Space

Look! Japan’s Historic SLIM Moon Mission Came Back to Life — And Sent A New Photo

Despite SLIM’s hurdle, the mission has already completed other tasks.

by Doris Elín Urrutia
Boulders and gravel cover the ground, and a ridge rises behind it. Farther away, the blackness of sp...
JAXA

The Moon’s newest robotic mission is recuperating, according to an update from Japan’s space agency.

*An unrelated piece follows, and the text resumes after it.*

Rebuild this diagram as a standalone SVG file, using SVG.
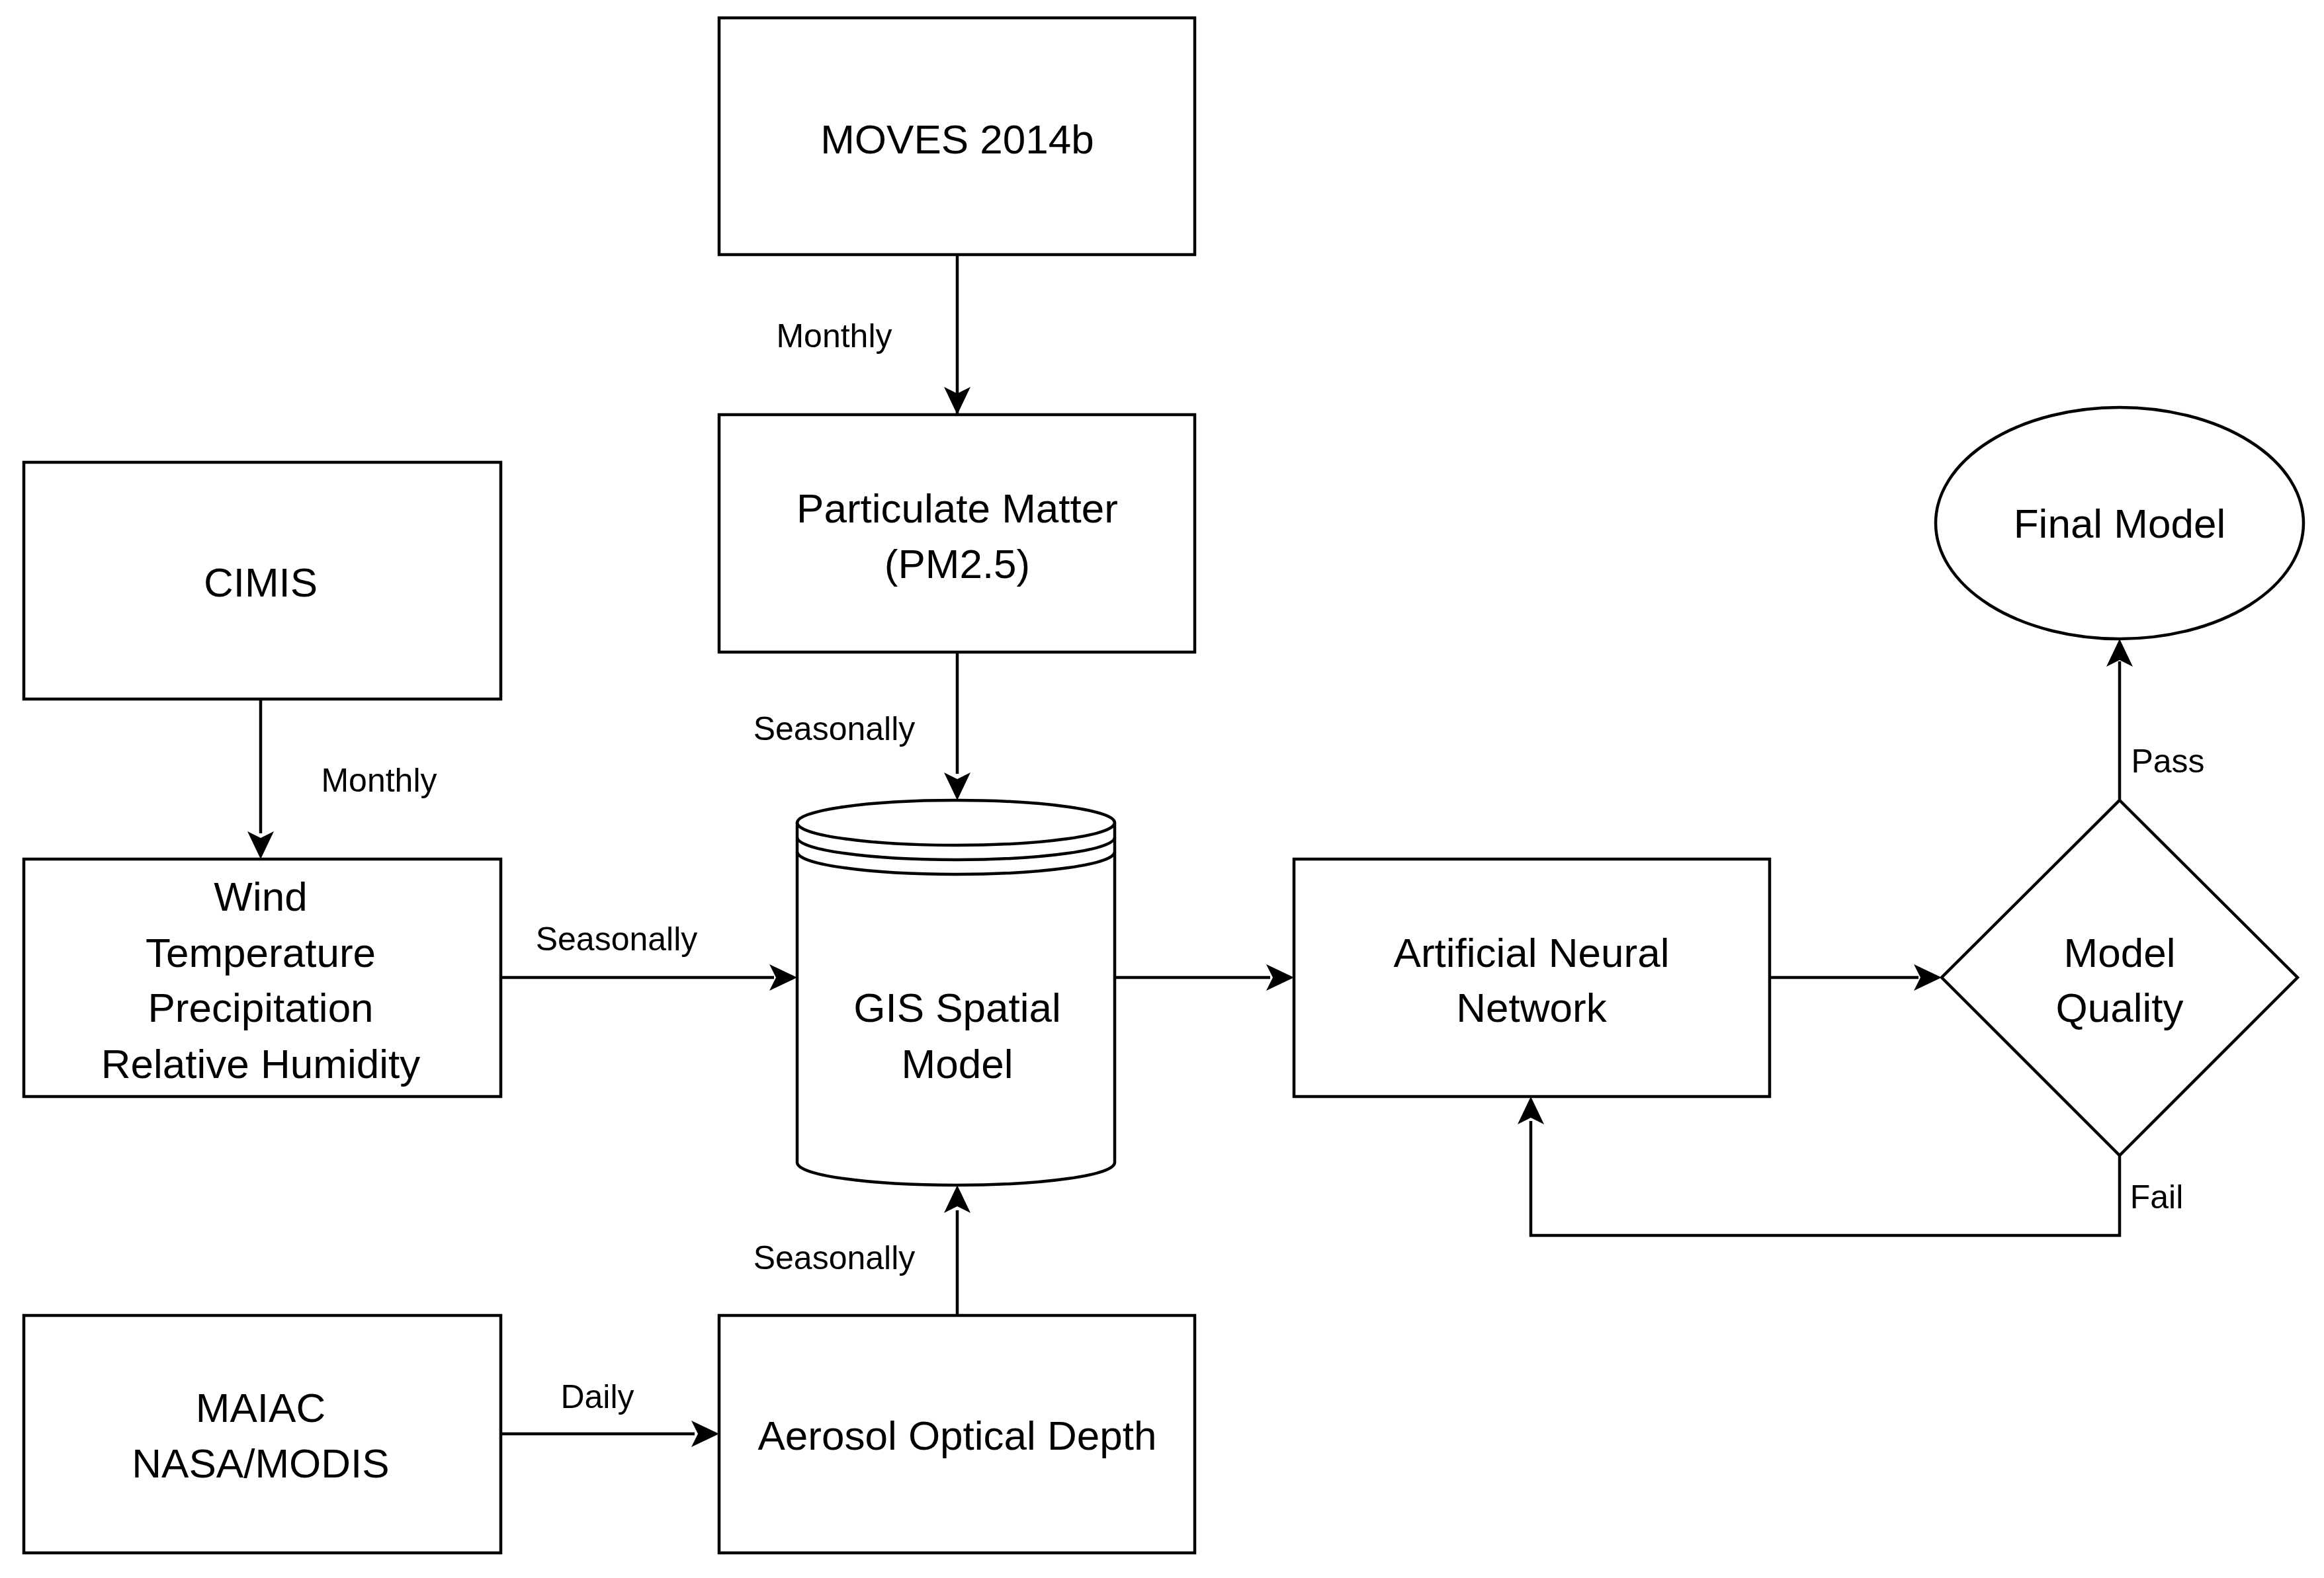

While the SLIM (Smart Lander for Investigating Moon) spacecraft successfully landed on the Moon back on January 19 — making Japan the fifth country to ace the perilous maneuver — it landed on its side with its solar panels facing away from the Sun. Left without enough sunlight to generate renewable energy, SLIM’s battery dipped to 12 percent, forcing officials from the Japan Aerospace Exploration Agency (JAXA) to power down the history-maker just two and a half hours after landing (though it did send some images and data back first).

NASA’s Lunar Reconnaissance Orbiter captured this image of JAXA’s SLIM lander on the Moon’s surface on January 24, 2024.

NASA/Goddard/Arizona State University

Thankfully, there was a natural remedy; it just required some patience. In the weeks following SLIM’s landing, JAXA officials had hoped that sunlight would strike SLIM at better angles. (A day on Earth is 24 hours, but a day on the Moon lasts a month.) Ideally, it would reach its westward-facing panels and allow the lander to generate enough energy to complete its mission. This plan seems to have happened.

“Communication with SLIM was successfully established last night, and operations resumed!” JAXA announced in an update on Sunday via X (formerly Twitter).

Before powering down, SLIM had snapped some pictures of the rocks surrounding it with the Multi-Band Camera (MBC). When SLIM came back online, MBC got back to work. The team tried out the camera’s 10-band observation feature for the first time and used it to get a close-up look at a Moon rock JAXA had named “Toy Poodle.” Agency officials shared on Thursday that they are assigning dog names to rocks as a shorthand for their relative sizes.

Despite SLIM’s hurdle, the mission has already completed other tasks. Two small landers, LEV-1 and LEV-2, successfully deployed and have become Japan’s first Moon rovers. JAXA officials also studied the early MBC images and assigned dog names to a handful of Moon rocks as they waited for SLIM’s reawakening.